Flink-connector-starrocks supports Apache Flink® v1.14.

Upgrade notes

If you use a StarRocks version later than 2.0.4 or a StarRocks version 2.1.x later than 2.1.6, you can disable the tablet clone feature before the upgrade (ADMIN SET FRONTEND CONFIG ("max_scheduling_tablets" = "0"); and ADMIN SET FRONTEND CONFIG ("max_balancing_tablets" = "0");). After the upgrade, you can enable this feature (ADMIN SET FRONTEND CONFIG ("max_scheduling_tablets" = "2000"); and ADMIN SET FRONTEND CONFIG ("max_balancing_tablets" = "100");).

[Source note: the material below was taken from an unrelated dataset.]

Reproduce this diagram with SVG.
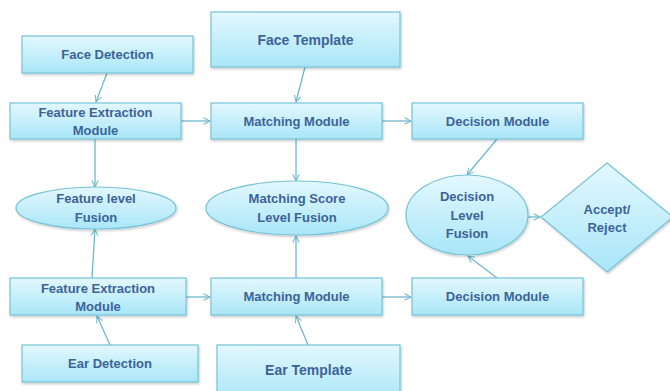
<svg xmlns="http://www.w3.org/2000/svg" width="670" height="391" viewBox="0 0 670 391">
  <defs>
    <linearGradient id="fillGrad" x1="0" y1="0" x2="0" y2="1">
      <stop offset="0" stop-color="#e3f8fe"/>
      <stop offset="1" stop-color="#a9e6f8"/>
    </linearGradient>
    <filter id="shadow" x="-10%" y="-10%" width="125%" height="130%">
      <feDropShadow dx="1" dy="1.5" stdDeviation="1" flood-color="#000" flood-opacity="0.22"/>
    </filter>
    <marker id="arrow" viewBox="0 0 10 10" refX="9" refY="5" markerWidth="8" markerHeight="8" orient="auto" markerUnits="userSpaceOnUse">
      <path d="M1,1 L9,5 L1,9" fill="none" stroke="#6fb8cc" stroke-width="1.3"/>
    </marker>
  </defs>
  <style>
    .shape { fill: url(#fillGrad); stroke: #75c3d8; stroke-width: 1.2; filter: url(#shadow); }
    .label { font-family: "Liberation Sans", Arial, sans-serif; font-weight: bold; font-size: 13px; fill: #3d6398; text-anchor: middle; }
    .big { font-size: 14px; }
    .conn line { stroke: #6fb8cc; stroke-width: 1.3; marker-end: url(#arrow); }
  </style>
  <rect width="670" height="391" fill="#ffffff"/>

  <!-- connectors -->
  <g id="connectors" class="conn">
    <line x1="107" y1="73" x2="96" y2="102"/>
    <line x1="305" y1="67" x2="296" y2="102"/>
    <line x1="181" y1="121" x2="210" y2="121"/>
    <line x1="382" y1="121" x2="411" y2="121"/>
    <line x1="95" y1="139" x2="95" y2="187"/>
    <line x1="296" y1="139" x2="296" y2="181"/>
    <line x1="497" y1="139" x2="467" y2="175"/>
    <line x1="528" y1="217" x2="540" y2="217"/>
    <line x1="92" y1="278" x2="95" y2="229"/>
    <line x1="296" y1="278" x2="296" y2="236"/>
    <line x1="497" y1="278" x2="468" y2="256"/>
    <line x1="186" y1="297" x2="210" y2="297"/>
    <line x1="382" y1="297" x2="411" y2="297"/>
    <line x1="110" y1="345" x2="97" y2="316"/>
    <line x1="308" y1="345" x2="296" y2="316"/>
  </g>

  <!-- top row -->
  <g id="face-detection">
    <rect class="shape" x="22" y="36" width="171" height="37"/>
    <text class="label" x="107.5" y="59">Face Detection</text>
  </g>
  <g id="face-template">
    <rect class="shape" x="211" y="12" width="189" height="55"/>
    <text class="label big" x="305.5" y="45">Face Template</text>
  </g>
  <g id="feature-extraction-face">
    <rect class="shape" x="10" y="103" width="171" height="36"/>
    <text class="label" x="95.5" y="117">Feature Extraction</text>
    <text class="label" x="95.5" y="135">Module</text>
  </g>
  <g id="matching-face">
    <rect class="shape" x="211" y="103" width="171" height="36"/>
    <text class="label" x="296.5" y="126">Matching Module</text>
  </g>
  <g id="decision-face">
    <rect class="shape" x="412" y="103" width="171" height="36"/>
    <text class="label" x="497.5" y="126">Decision Module</text>
  </g>

  <!-- fusion row -->
  <g id="feature-fusion">
    <ellipse class="shape" cx="96" cy="208" rx="80" ry="21"/>
    <text class="label" x="96" y="203">Feature level</text>
    <text class="label" x="96" y="222">Fusion</text>
  </g>
  <g id="score-fusion">
    <ellipse class="shape" cx="297" cy="208" rx="91" ry="27"/>
    <text class="label" x="297" y="203">Matching Score</text>
    <text class="label" x="297" y="222">Level Fusion</text>
  </g>
  <g id="decision-fusion">
    <ellipse class="shape" cx="467" cy="215" rx="61" ry="40"/>
    <text class="label" x="467" y="201">Decision</text>
    <text class="label" x="467" y="220">Level</text>
    <text class="label" x="467" y="238">Fusion</text>
  </g>
  <g id="accept-reject">
    <polygon class="shape" points="607,163 673,217 607,272 541,217"/>
    <text class="label" x="607" y="214">Accept/</text>
    <text class="label" x="607" y="232">Reject</text>
  </g>

  <!-- bottom row -->
  <g id="feature-extraction-ear">
    <rect class="shape" x="10" y="278" width="176" height="37"/>
    <text class="label" x="98" y="293">Feature Extraction</text>
    <text class="label" x="98" y="311">Module</text>
  </g>
  <g id="matching-ear">
    <rect class="shape" x="211" y="278" width="171" height="37"/>
    <text class="label" x="296.5" y="301">Matching Module</text>
  </g>
  <g id="decision-ear">
    <rect class="shape" x="412" y="278" width="171" height="37"/>
    <text class="label" x="497.5" y="301">Decision Module</text>
  </g>
  <g id="ear-detection">
    <rect class="shape" x="22" y="345" width="176" height="37"/>
    <text class="label" x="110" y="368">Ear Detection</text>
  </g>
  <g id="ear-template">
    <rect class="shape" x="217" y="345" width="183" height="56"/>
    <text class="label big" x="308.5" y="375">Ear Template</text>
  </g>
</svg>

To roll back to the previous version that was used before the upgrade, add the ignore_unknown_log_id parameter to the fe.conf file of each FE and set the parameter to true. The parameter is required because new types of logs are added in StarRocks v2.2.0. If you do not add the parameter, you cannot roll back to the previous version. We recommend that you set the ignore_unknown_log_id parameter to false in the fe.conf file of each FE after checkpoints are created. Then, restart the FEs to restore the FEs to the previous configurations.